Long Tail or no, I think I found some retro classics that not even Nintendo will add to the back catalog. After recording this week’s episode of Retronauts, I went over to the adorable miniature novelty-size apartment where Scott Sharkey and his girlfriend live. It used to be a brothel, Sharkey explained to me as I commented on the twin cement mermaid figureheads that guarded the building’s front door, nakedly. Indeed, there were boarded-up windows from the hallway into every unit that were originally there so one could examine the merch.
Deciding instead to whore ourselves out under the lamppost on the corner of Emulation and Dreamcast, we played a whole bunch of NES games that Nintendo will never, ever release on Virtual Console, ever. And I kind of feel like writing about them.
Pictured above is Conan: The Mysteries of Time. One of the mysteries (unsolved) is how the hell you even play it. Conan can leap like a graceful gazelle, thirty feet at a hop — by pressing Up; up-to-jump being one of the hallmarks of an awful retro game — but can’t do much else other than die. Skeletons with giant boners come at you relentlessly. I guess they might be swords, technically. Anyway, as near as I can tell the object of the game is to leap over the priapic undead, find the asshole lion above, and get killed by it in seconds.
Only slightly worse was Fox’s Peter Pan and the Pirates. Yes, that is its actual name. As befitting any NES game developed outside of Japan, the first ten minutes of the game is devoted to scrolling past about fifteen company logos, credits, and copyright notices.
Having spent three-quarters of the ROM space on the requisite corporate ego-stroking, the rest of the game had to fit into about 512K or so. Thus, it is the story of the midget from Total Recall getting his revenge on Arnold Schwarzenegger by jumping on trees. The glorious fairy kingdom of Neverland is represented here as a nightmarish hell-world populated by things that want to kill you.

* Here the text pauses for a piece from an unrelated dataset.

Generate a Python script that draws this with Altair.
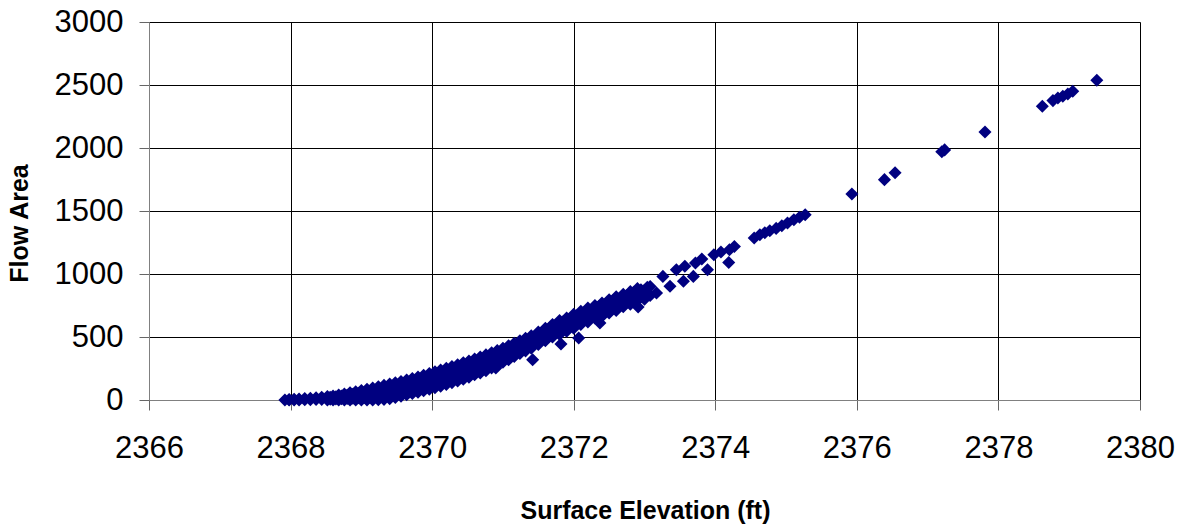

This must have been a real buzzkill for Wendy and her brothers when they found out. “Sprinkle this fairy dust on yourselves and you can fly! Come with me to the magical kingdom of Neverland, children! Second star to the right and straight on till morning! Oh, and by the way, when you get there your eyes will be pecked out by pterodactyls. Also, Thursday is forcible rape day.”
Finally, since we talked on Retronauts about how great the classic NES sports games were, Sharkey decided to single-handedly disprove this theory with Cyberball. For a while there, he noted astutely, you couldn’t swing a dead cat without knocking over a stack of games, all called Cyber-something, that purported to be “the sport of the future,” every one of them a piece of crap.
Cyberball is no exception, except for the part at the beginning where a really nifty digitized voice says “Welcome to Cyberball!” You can press Reset a few times, listen to that, then, having gotten all the entertainment value you ever will out of Cyberball, place it in your toilet tank to help conserve water. Just remember, in 2059, this will be the only thing you can watch on ESPN.